Life is so very different from anything I’ve ever known.
Honestly, I thrive in a faithful schedule, in a comfy home, and in predictable times and days.
That isn’t our life which means I’m, with God’s help, discovering HOW to thrive in a new normal.
I’m learning how to thrive in constant change, unsettled days and unnumbered decisions that are completely out of our control.
Trusting without knowing
Believing without seeing
Understanding without answers
Walking without a clear path
Following His lead because that is all we know to be true and stable.
I’m processing a huge move.
We have sold almost everything.
A job that really isn’t so hard… stuff doesn’t mean much to us anymore. We sigh, take a picture and into a pile it goes.
In light of eternity, our “stuff” means nothing. It truly feels like rubbish. And more work than it needs to be to deal with it all.
We are free to follow God’s lead without the burden of stuff.
We have learned to survive and survive well with our family wherever we lay our heads.
But it does make things different. It makes US different.
I’m processing a very unsafe world in need of hearing about a Savior… knowing we are walking into hard soil. We are living a job that only God can make possible and is only successful in ways He understands.
Trying to express how excited we are to friends and family and churches and supporters.
We really are EXCITED to be on this journey!
I’m not thinking about the things I used to think about. I’m booking hotels and shopping for airfare and getting VISAs stamped and preparing to move 5 people safely overseas while facing down learning new cultures and languages and ways of life. Facing the thought of moving us all back again to start over for the next term.
We are communicating with our support team.
We are building friendships and making memories and cherishing today.
Tomorrow will be different… changing and learning new things… so we must embrace today.
Counting the cost in an ever changing world.
Counting the cost.
So, I might seem different… things ARE different.
But I am still me. Working through the real life process of selling everything for the sake of the call and following through with the obedience of going in His Name.

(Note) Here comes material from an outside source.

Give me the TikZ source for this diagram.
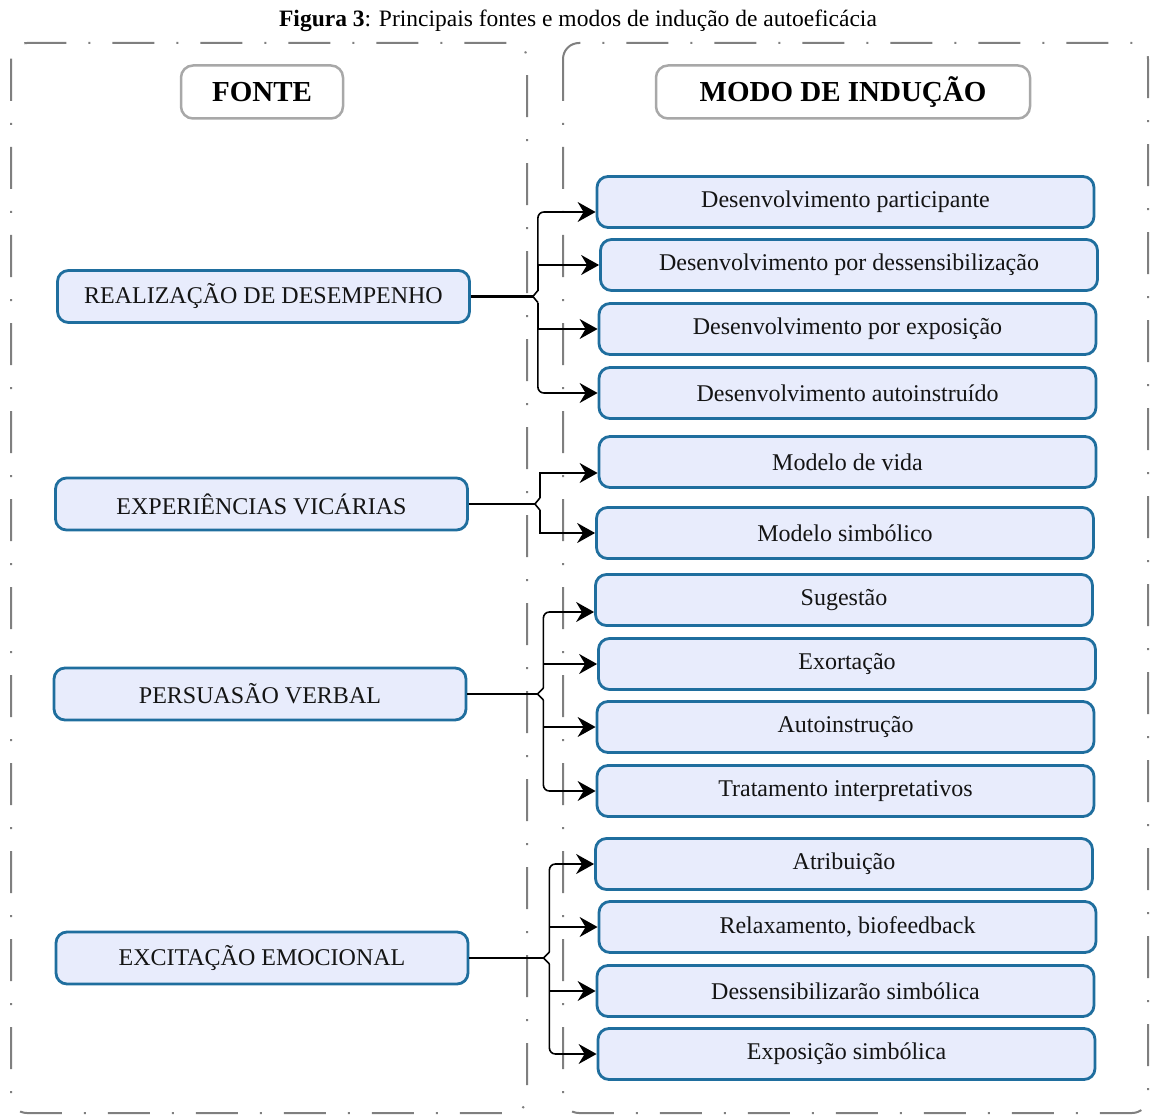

That isn’t just a sentence. It is real. And we are happily joining the ranks of hundreds of families who are doing the same thing in hard places around the world.
Happily, thoughtfully, realistically… and it changes us. Grows us. Develops new things in us that are sometimes hard to express.
This process evokes feelings that are sometimes hard to voice.
This experience brings life into focus in ways I never saw before…
Our job is weird and awkward and not so fun sometimes.
Our job is awesome and freeing and exciting even more of the time.
Our lives are open books… we live with arms held out wide and hearts expanded to bursting.
I see things different. I feel things differently. Tears are always close. The real and ugly is true.
But I am still me. Even if I seem different.
Being made into who God is making our family to be for His glory.
I have written many times about “unplowed ground”… that is happening. God is working up the unplowed ground in our lives.
Every day. new ground. new growth. new seeds. new work… as we follow Him to new places and let Him lead us through new challenges, He is plowing the ground of our hearts.
But I am still me. The ground is turning and fields are being plowed, changing us and molding us.
I’m sure you’ve been through seasons of change, seasons of growth. I’m sure you’ve felt different at times as God teaches you new things and grows you in new areas.
It is part of the process of our walk with Him. And we are truly living it.
“Sow for yourselves righteousness, reap the fruit of unfailing love,
and break up your unplowed ground,
for it is time to seek the Lord until He comes and showers righteousness on you.”